Other than the fact of a prior conviction, any fact that increases the penalty for a crime beyond the prescribed statutory maximum must be submitted to a jury, and proved beyond a reasonable doubt. With that exception, it is unconstitutional for a legislature to remove from the jury the assessment of facts that increase the prescribed range of penalties to which a criminal defendant is exposed. It is equally clear that such facts must be established by proof beyond a reasonable doubt.

Facts:

Petitioner Apprendi fired several shots into the home of an African-American family and made a statement -- which he later retracted -- that he did not want the family in his neighborhood because of their race. He was charged under New Jersey law with, inter alia, second-degree possession of a firearm for an unlawful purpose, which carries a prison term of 5 to 10 years. The count did not refer to the State's hate crime statute, which provides for an enhanced sentence if a trial judge finds, by a preponderance of the evidence, that the defendant committed the crime with a purpose to intimidate a person or group because of, inter alia, race.
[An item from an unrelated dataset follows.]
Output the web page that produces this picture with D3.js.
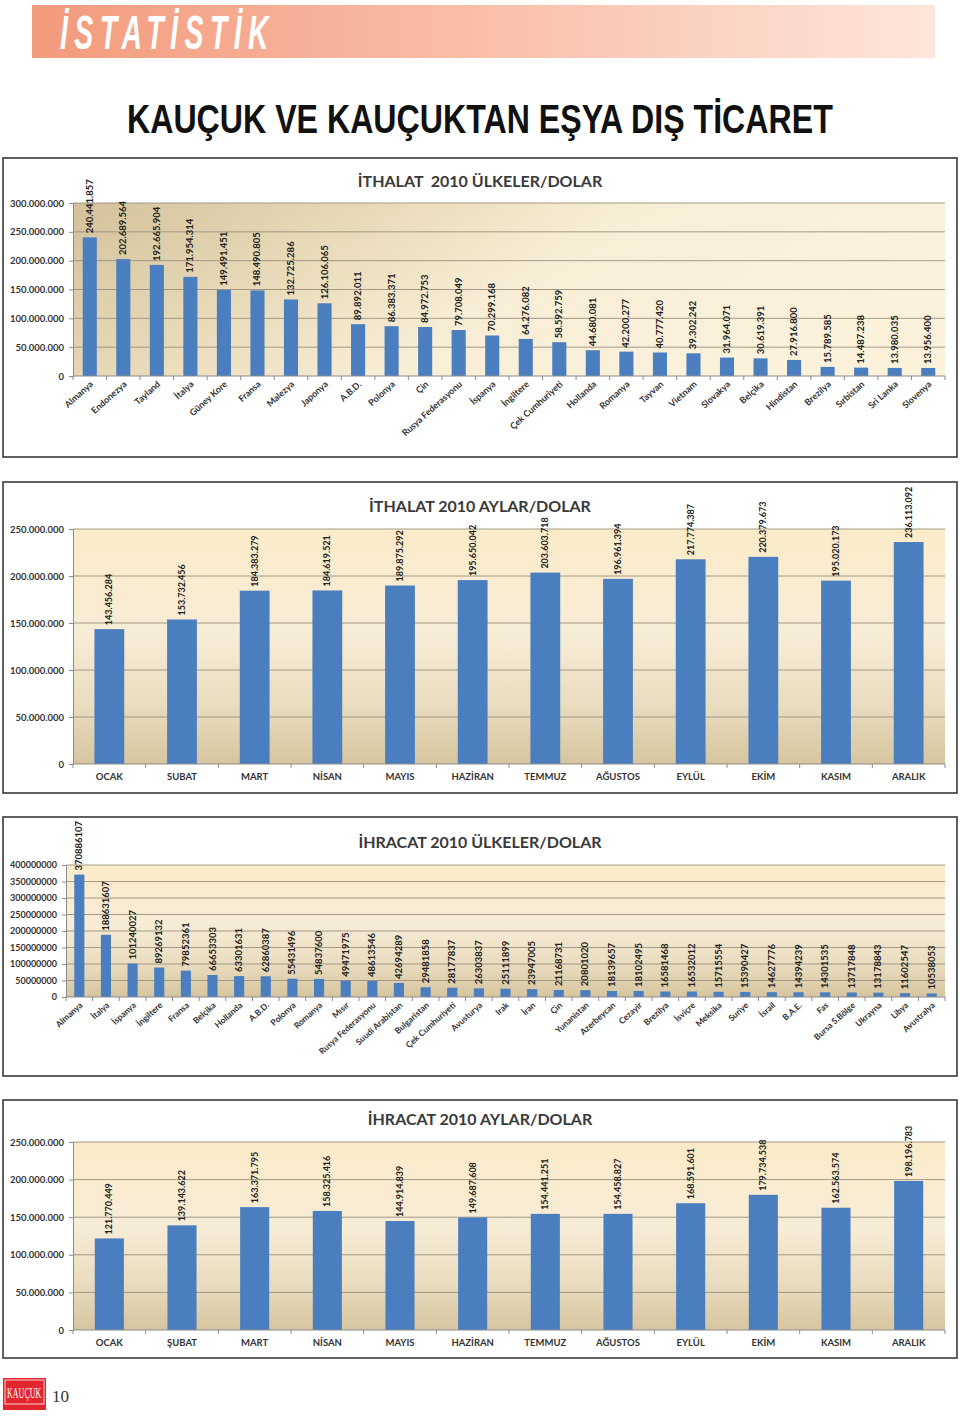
<!DOCTYPE html>
<html>
<head>
<meta charset="utf-8">
<script src="https://cdn.jsdelivr.net/npm/d3@7"></script>
<style>
  html, body { margin: 0; padding: 0; background: #ffffff; }
  svg { display: block; }
</style>
</head>
<body>
<svg id="page" width="960" height="1416"></svg>
<script>
// ---------- DATA ----------
const importCountries = ["Almanya","Endonezya","Tayland","İtalya","Güney Kore","Fransa","Malezya","Japonya","A.B.D.","Polonya","Çin","Rusya Federasyonu","İspanya","İngiltere","Çek Cumhuriyeti","Hollanda","Romanya","Tayvan","Vietnam","Slovakya","Belçika","Hindistan","Brezilya","Sırbistan","Sri Lanka","Slovenya"];
const importCountryValues = [240441857,202689564,192665904,171954314,149491451,148490805,132725286,126106065,89892011,86383371,84972753,79708049,70299168,64276082,58592759,44680081,42200277,40777420,39302242,31964071,30619391,27916800,15789585,14487238,13980035,13956400];

const importMonths = ["OCAK","SUBAT","MART","NİSAN","MAYIS","HAZİRAN","TEMMUZ","AĞUSTOS","EYLÜL","EKİM","KASIM","ARALIK"];
const importMonthValues = [143456284,153732456,184383279,184619521,189875292,195650042,203603718,196961394,217774387,220379673,195020173,236113092];

const exportCountries = ["Almanya","İtalya","İspanya","İngiltere","Fransa","Belçika","Hollanda","A.B.D.","Polonya","Romanya","Mısır","Rusya Federasyonu","Suudi Arabistan","Bulgaristan","Çek Cumhuriyeti","Avusturya","Irak","İran","Çin","Yunanistan","Azerbeycan","Cezayir","Brezilya","İsviçre","Meksika","Suriye","İsrail","B.A.E.","Fas","Bursa S.Bölge","Ukrayna","Libya","Avustralya"];
const exportCountryValues = [370886107,188631607,101240027,89269132,79852361,66653303,63301631,62860387,55431496,54837600,49471975,48613546,42694289,29481858,28177837,26303837,25111899,23947005,21168731,20801020,18139657,18102495,16581468,16532012,15715554,15390427,14627776,14394239,14301535,13717848,13178843,11602547,10538053];

const exportMonths = ["OCAK","ŞUBAT","MART","NİSAN","MAYIS","HAZİRAN","TEMMUZ","AĞUSTOS","EYLÜL","EKİM","KASIM","ARALIK"];
const exportMonthValues = [121770449,139143622,163371795,158325416,144914839,149687608,154441251,154458827,168591601,179734538,162563574,198196783];

const ticks300 = [0,50000000,100000000,150000000,200000000,250000000,300000000];
const ticks250 = [0,50000000,100000000,150000000,200000000,250000000];
const ticks400 = [0,50000000,100000000,150000000,200000000,250000000,300000000,350000000,400000000];

const headerText = "İSTATİSTİK";
const mainTitle = "KAUÇUK VE KAUÇUKTAN EŞYA DIŞ TİCARET";
const chartTitles = ["İTHALAT  2010 ÜLKELER/DOLAR","İTHALAT 2010 AYLAR/DOLAR","İHRACAT 2010 ÜLKELER/DOLAR","İHRACAT 2010 AYLAR/DOLAR"];
const pageNumber = "10";
const logoText = "KAUÇUK";

// ---------- SETUP ----------
const svg = d3.select("#page");
const defs = svg.append("defs");
const trLocale = d3.formatLocale({decimal: ",", thousands: ".", grouping: [3], currency: ["", ""]});
const fmtDot = trLocale.format(",d");
const fmtPlain = d3.format("d");
const FONT = "Lato, 'Open Sans', sans-serif";
const BAR = "#4a7ebf";

// fit a text horizontally to a width by scaling its group
function fittedText(x, y, width, sy, attrs, str) {
  const g = svg.append("g");
  const t = g.append("text").attr("x",0).attr("y",0);
  Object.entries(attrs).forEach(([k,v]) => t.attr(k,v));
  t.text(str);
  const w = t.node().getBBox().width;
  g.attr("transform",`translate(${x},${y}) scale(${width / w},${sy})`);
  return t;
}

// header gradient
const hg = defs.append("linearGradient").attr("id","hdr").attr("x1","0").attr("x2","1").attr("y1","0").attr("y2","0");
hg.append("stop").attr("offset","0%").attr("stop-color","#f39a7c");
hg.append("stop").attr("offset","45%").attr("stop-color","#f8bba4");
hg.append("stop").attr("offset","100%").attr("stop-color","#fde6da");

// plot background gradients
const gH = defs.append("linearGradient").attr("id","bgH").attr("x1","0").attr("x2","1").attr("y1","0").attr("y2","0.3");
gH.append("stop").attr("offset","0%").attr("stop-color","#d3c19b");
gH.append("stop").attr("offset","35%").attr("stop-color","#eadcbb");
gH.append("stop").attr("offset","60%").attr("stop-color","#f8eed6");
gH.append("stop").attr("offset","100%").attr("stop-color","#fcf2dc");

const gV = defs.append("linearGradient").attr("id","bgV").attr("x1","0").attr("x2","0").attr("y1","0").attr("y2","1");
gV.append("stop").attr("offset","0%").attr("stop-color","#fbebc9");
gV.append("stop").attr("offset","45%").attr("stop-color","#f7ecd6");
gV.append("stop").attr("offset","75%").attr("stop-color","#e9dcbf");
gV.append("stop").attr("offset","100%").attr("stop-color","#d6c59f");

// ---------- HEADER ----------
svg.append("rect").attr("x",32).attr("y",5).attr("width",903).attr("height",53).attr("fill","url(#hdr)");
fittedText(60, 49, 215, 1.2, {
  "font-family":"'Liberation Sans', Arial, sans-serif", "font-weight":"bold", "font-style":"italic",
  "font-size":40, "fill":"#ffffff", "letter-spacing":9
}, headerText);

fittedText(127, 133, 706, 1, {
  "font-family":"'Liberation Sans', Arial, sans-serif", "font-weight":"bold",
  "font-size":41, "fill":"#111111"
}, mainTitle);

// ---------- CHART FUNCTION ----------
function drawChart(cfg) {
  const g = svg.append("g");
  // frame
  g.append("rect").attr("x",cfg.box[0]).attr("y",cfg.box[1]).attr("width",cfg.box[2]).attr("height",cfg.box[3])
    .attr("fill","#ffffff").attr("stroke","#3a3a3a").attr("stroke-width",1.6);
  // title
  g.append("text").attr("x",480).attr("y",cfg.titleY).attr("text-anchor","middle")
    .style("white-space","pre")
    .attr("font-family",FONT).attr("font-weight","bold").attr("font-size",cfg.titleSize || 16)
    .attr("fill","#3a3a3a").text(cfg.title);

  const x = d3.scaleBand().domain(cfg.categories).range([cfg.x0, cfg.x1])
    .paddingInner(cfg.pad).paddingOuter(cfg.pad/2);
  const y = d3.scaleLinear().domain([0, cfg.yMax]).range([cfg.yBottom, cfg.yTop]);

  // background
  g.append("rect").attr("x",cfg.x0).attr("y",cfg.yTop).attr("width",cfg.x1-cfg.x0).attr("height",cfg.yBottom-cfg.yTop)
    .attr("fill",cfg.bg);

  // gridlines
  g.append("g").selectAll("line").data(cfg.ticks.filter(t => t > 0)).join("line")
    .attr("x1",cfg.x0).attr("x2",cfg.x1).attr("y1",d => y(d)).attr("y2",d => y(d))
    .attr("stroke","#9a917e").attr("stroke-width",0.9);

  // y axis
  const yAxis = d3.axisLeft(y).tickValues(cfg.ticks).tickFormat(cfg.tickFmt).tickSize(4).tickPadding(cfg.tickPad || 5);
  const ya = g.append("g").attr("transform",`translate(${cfg.x0},0)`).call(yAxis);
  ya.select(".domain").attr("stroke","#8c8c8c");
  ya.selectAll(".tick line").attr("stroke","#8c8c8c");
  ya.selectAll(".tick text").attr("font-family",FONT).attr("font-weight","bold").attr("font-size",cfg.yFont || 9.5).attr("fill","#333");

  // bars
  g.append("g").selectAll("rect").data(cfg.values).join("rect")
    .attr("x",(d,i) => x(cfg.categories[i])).attr("width",x.bandwidth())
    .attr("y",d => y(d)).attr("height",d => cfg.yBottom - y(d))
    .attr("fill",BAR);

  // value labels
  g.append("g").selectAll("text").data(cfg.values).join("text")
    .attr("transform",(d,i) => `translate(${x(cfg.categories[i]) + x.bandwidth()/2 + 3},${y(d) - 4}) rotate(-90)`)
    .attr("text-anchor","start")
    .attr("font-family",FONT).attr("font-weight","bold").attr("font-size",cfg.valFont || 9)
    .attr("fill","#222").text(d => cfg.valFmt(d));

  // x axis line and ticks at band boundaries
  g.append("line").attr("x1",cfg.x0).attr("x2",cfg.x1).attr("y1",cfg.yBottom).attr("y2",cfg.yBottom)
    .attr("stroke","#8c8c8c").attr("stroke-width",1);
  const bounds = d3.range(cfg.categories.length + 1).map(i => cfg.x0 + (cfg.x1 - cfg.x0) * i / cfg.categories.length);
  g.append("g").selectAll("line").data(bounds).join("line")
    .attr("x1",d => d).attr("x2",d => d).attr("y1",cfg.yBottom).attr("y2",cfg.yBottom + 4)
    .attr("stroke","#8c8c8c");

  // category labels
  if (cfg.rotate) {
    g.append("g").selectAll("text").data(cfg.categories).join("text")
      .attr("transform",d => `translate(${x(d) + x.bandwidth()/2 + 4},${cfg.yBottom + 9}) rotate(-42)`)
      .attr("text-anchor","end")
      .attr("font-family",FONT).attr("font-weight","bold").attr("font-size",cfg.catFont || 9)
      .attr("fill","#333").text(d => d);
  } else {
    g.append("g").selectAll("text").data(cfg.categories).join("text")
      .attr("x",d => x(d) + x.bandwidth()/2).attr("y",cfg.yBottom + 16)
      .attr("text-anchor","middle")
      .attr("font-family",FONT).attr("font-weight","bold").attr("font-size",cfg.catFont || 9.5)
      .attr("fill","#333").text(d => d);
  }
}

drawChart({
  box:[3,158,954,299], title:chartTitles[0], titleY:187,
  categories:importCountries, values:importCountryValues,
  x0:73, x1:945, yTop:203, yBottom:376, yMax:300000000, ticks:ticks300,
  tickFmt:fmtDot, valFmt:fmtDot, pad:0.58, bg:"url(#bgH)", rotate:true, valFont:9.5
});

drawChart({
  box:[3,482,954,311], title:chartTitles[1], titleY:512,
  categories:importMonths, values:importMonthValues,
  x0:73, x1:945, yTop:529, yBottom:764, yMax:250000000, ticks:ticks250,
  tickFmt:fmtDot, valFmt:fmtDot, pad:0.59, bg:"url(#bgV)", rotate:false
});

drawChart({
  box:[3,817,954,259], title:chartTitles[2], titleY:848,
  categories:exportCountries, values:exportCountryValues,
  x0:66, x1:945, yTop:865, yBottom:997, yMax:400000000, ticks:ticks400,
  tickFmt:fmtPlain, valFmt:fmtPlain, pad:0.62, bg:"url(#bgV)", rotate:true, catFont:8.5, valFont:9.5, yFont:9
});

drawChart({
  box:[3,1100,954,258], title:chartTitles[3], titleY:1125,
  categories:exportMonths, values:exportMonthValues,
  x0:73, x1:945, yTop:1142, yBottom:1330, yMax:250000000, ticks:ticks250,
  tickFmt:fmtDot, valFmt:fmtDot, pad:0.6, bg:"url(#bgV)", rotate:false
});

// ---------- FOOTER ----------
svg.append("rect").attr("x",3).attr("y",1378).attr("width",43).attr("height",32).attr("fill","#e3262d");
svg.append("rect").attr("x",5).attr("y",1380).attr("width",39).attr("height",24).attr("fill","none").attr("stroke","#ffffff").attr("stroke-width",0.8);
fittedText(7, 1398, 35, 1.4, {
  "font-family":"'Liberation Serif', serif", "font-size":10, "fill":"#ffffff"
}, logoText);
svg.append("text").attr("x",52).attr("y",1402)
  .attr("font-family","'Liberation Serif', serif").attr("font-size",17).attr("fill","#333")
  .text(pageNumber);
</script>
</body>
</html>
After Apprendi pleaded guilty, the prosecutor filed a motion to enhance the sentence. The court found by a preponderance of the evidence that the shooting was racially motivated and sentenced Apprendi to a 12-year term on the firearms count. In upholding the sentence, the appeals court rejected Apprendi's claim that the Due Process Clause requires that a bias finding be proved to a jury beyond a reasonable doubt. The State Supreme Court affirmed.

Issue:

Was the removal from the jury the assessment of facts that increased the prescribed range of penalties to which Apprendi was exposed constitutional?

Answer:

No

Conclusion:

The court reversed the judgment because the procedure was an unacceptable departure from the jury tradition. The Due Process Clause of U.S. Const. amend. XIV required that a jury on the basis of proof beyond a reasonable doubt make the factual determination authorizing an increase in the maximum prison sentence.